I voted 'Maybe'. Creating content on Facebook... so does this refer to creating a popular group or fan page that more or less attracts 'quality' content? Or writing up an article or thoughtful post that gets lots of re-posts, with referral tracking attached to the original post? I'd be interested in seeing the full options and pay structure if Facebook tried it out.
The idea of transferring data is a great one. That would allow users to vote with their posts for or against a site. It would eliminate the detritus that possibly makes it appear that Facebook and other sites have more active members than they really do.
The debate about ownership of data is very well advanced in Europe where, if the framework proposal on privacy passes unchanged, users of Facebook (or other platforms) will be entitled to simply take their posts, photos, videos and other content and transfer it to another site - at will.
Actually I wouldn't complain if the ads were something other then $1 Sausage McGriddles, six pack abs, car insurance ads. Even Marks dad has a Facebook page for his dentistry practice. Suprisingly he sounds like a pretty cool guy, but my personal Facebook experience has pretty much become seeing . . stopped in at Arbys, hit the slopes, how bout them Giants, was Madonna great! Why I can't get enthused about that anymore I guess is once you've awakened it's hard to go back to sleep.
Thanks for the clarification. When I first responded to the poll, I said "I don't know" since "content" is such a vague term. With your clarification, however, I would change my response to "no." I don't think Facebook should pay people for their musings, some of which are quite mindless.
Good questions. In this case, by "content" we meant the content you create through your account -- so, yes, status updates, comments, photos, links, likes. These are the things that allow Facebook to develop a detailed picture of you and attract advertisers to the site, and -- ultimately -- it's what puts the billions in Facebook's pockets.
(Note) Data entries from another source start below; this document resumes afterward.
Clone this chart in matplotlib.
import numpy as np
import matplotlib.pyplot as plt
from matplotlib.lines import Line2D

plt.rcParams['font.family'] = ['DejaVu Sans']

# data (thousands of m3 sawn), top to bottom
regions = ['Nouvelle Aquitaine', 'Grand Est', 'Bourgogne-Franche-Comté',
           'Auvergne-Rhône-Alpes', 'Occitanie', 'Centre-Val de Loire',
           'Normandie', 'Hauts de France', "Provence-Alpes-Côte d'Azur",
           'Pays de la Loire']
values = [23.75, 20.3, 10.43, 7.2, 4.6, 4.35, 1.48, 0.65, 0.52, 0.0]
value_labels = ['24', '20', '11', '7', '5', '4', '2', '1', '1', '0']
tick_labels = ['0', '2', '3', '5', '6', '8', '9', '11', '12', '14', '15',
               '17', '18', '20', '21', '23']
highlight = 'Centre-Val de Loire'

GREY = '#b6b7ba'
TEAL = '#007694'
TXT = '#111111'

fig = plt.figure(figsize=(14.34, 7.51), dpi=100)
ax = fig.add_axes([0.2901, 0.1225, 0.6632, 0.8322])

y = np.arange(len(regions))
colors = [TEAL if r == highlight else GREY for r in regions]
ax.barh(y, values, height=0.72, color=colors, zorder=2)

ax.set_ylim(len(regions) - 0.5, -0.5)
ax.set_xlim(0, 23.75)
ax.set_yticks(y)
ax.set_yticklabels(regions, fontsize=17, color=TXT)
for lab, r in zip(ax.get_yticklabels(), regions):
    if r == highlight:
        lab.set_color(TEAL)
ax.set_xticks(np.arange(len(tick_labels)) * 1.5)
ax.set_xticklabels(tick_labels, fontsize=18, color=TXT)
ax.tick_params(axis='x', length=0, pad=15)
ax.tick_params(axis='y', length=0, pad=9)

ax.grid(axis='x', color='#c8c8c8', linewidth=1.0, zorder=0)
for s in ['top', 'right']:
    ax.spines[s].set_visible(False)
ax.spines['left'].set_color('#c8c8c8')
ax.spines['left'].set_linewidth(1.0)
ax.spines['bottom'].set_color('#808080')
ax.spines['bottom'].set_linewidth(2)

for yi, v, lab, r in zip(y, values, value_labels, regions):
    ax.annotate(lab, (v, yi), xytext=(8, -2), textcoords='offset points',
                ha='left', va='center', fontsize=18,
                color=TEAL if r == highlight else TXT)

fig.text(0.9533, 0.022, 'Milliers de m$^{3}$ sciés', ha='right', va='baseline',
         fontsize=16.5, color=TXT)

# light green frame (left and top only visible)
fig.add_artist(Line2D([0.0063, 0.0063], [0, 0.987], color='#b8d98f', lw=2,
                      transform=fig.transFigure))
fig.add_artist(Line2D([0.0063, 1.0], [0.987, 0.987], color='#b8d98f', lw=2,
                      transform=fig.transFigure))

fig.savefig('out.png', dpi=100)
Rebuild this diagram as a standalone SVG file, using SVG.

create content in huge volume without being paid. . . And thus is the phenomenon of the Internet. Eventually the bills come due though. Even Madonna admitted yesterday she's going to be humping and grinding in front of infatuated fans on tour through 2012 because she has to "pay the bills".
I don't believe we should be paid for the data, but I think we need to start a serious conversation about data ownership, and how much we can control data we contribute to different properties. If Facebook and Google (and many other online brands) are making big bucks using our information, we should have some say in how they use it (and they can have some say in how they limit our usage based on that), but I think we need to discuss those tradeoffs and how we want to approach this because data analysis is only going get more sophisticated.
The future is unknowable. We have good intentions but all of our projections and estimates will be wrong, and could be materially wrong. This business is expensive, speculative and potentially dangerous. A major software failure or end user exodus would be enormously expensive. We have insurance but it may not be enough. You could lose your entire investment. Dont be lazy read our IPO filing and press releases, and if you lose money please no tears.